Sementara, Menteri ESDM Jero Wacik mengatakan rencana kenaikan harga LPG 12 kg sudah lama dibahas. Hal janggal lain adalah silang pendapat Menko Perekonomian Hatta Rajasa dengan Menteri BUMN Dahlan Iskan.
Koordinator Forum Indonesia Untuk Transparansi Anggaran (FITRA), Uchok Sky Khadafi mengatakan, kenaikan itu bukan berdasarkan kendali pemerintah. "Pertamina berjalan tanpa koordinasi dengan pemerintah. Pertamina saat ini dikendalikan oleh mafia," ujarnya di Jakarta, Kamis (16/1).
Menurut Uchok, kenaikan harga ini sudah direncanakan Pertamina dan mafia. Sebab, kenaikan harga LPG 12 kg berdasarkan rekomendasi Badan Pemeriksa Keuangan (BPK), yang tertuang dari hasil audit BPK Semester I-2013 terhadap Pertamina untuk sektor gas.
Dalam rekomendasi tersebut, Pertamina sepanjang 2011-2012 mengalami kerugian Rp 7,73 triliun. "Hasil audit BPK tidak obyektif. Ini seperti pesanan saja," ucap Uchok.
Sejatinya, kata Uchok, kenaikan ini sudah diprakondisikan, dimana pemerintah tidak pernah mau mengubah porsi penjualan gas antara kebutuhan luar negeri dengan dalam negeri. Ia berkata, pemerintah tetap mempertahankan porsi penjualan gas ke luar negeri tetap tinggi, sementara dalam negeri dipatok rendah.
Berdasarkan data FITRA yang diperoleh dari Kementerian ESDM, porsi penjualan gas pemerintah pada 2012 untuk dalam negeri 40,7 persen dan untuk ekspor 59,3 persen. Akibat dari minimnya pasokan gas ini, membuat pasokan LPG untuk pasar dalam negeri sangat sedikit.
Karenanya, masih kata Uchok, Pertamina melakukan impor untuk memenuhi pasokan gas dalam negeri.
Awal Desember 2013 --sebelum harga LPG dinaikkan-- Direktur Utama Pertamina, Karen Agustiawan mengatakan impor LPG hanya 20-30 persen dari kebutuhan.
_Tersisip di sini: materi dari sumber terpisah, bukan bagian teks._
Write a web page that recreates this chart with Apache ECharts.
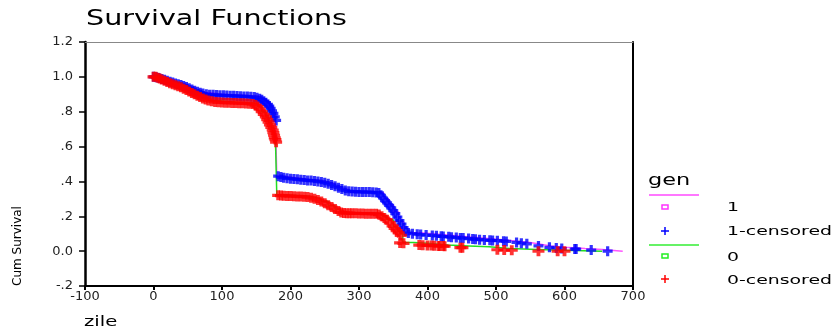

Namun, tiba-tiba pada awal Januari ini, Karen berujar impor LPG 70 persen.
Inkonsistensi ini, membuat Uchok meminta BPK untuk mengaudit jumlah impor LPG oleh Pertamina. "Apa benar impor sebanyak itu. Mengapa tidak konsisten, harusnya itu diaudit," ujarnya mengakhiri.
Ia berkata, jika Pertamina tidak punya data yang pasti mengenai berapa besar impor LPG yang dilakukannya, publik harus curiga, itu menunjukkan Pertamina tidak ada transparansi.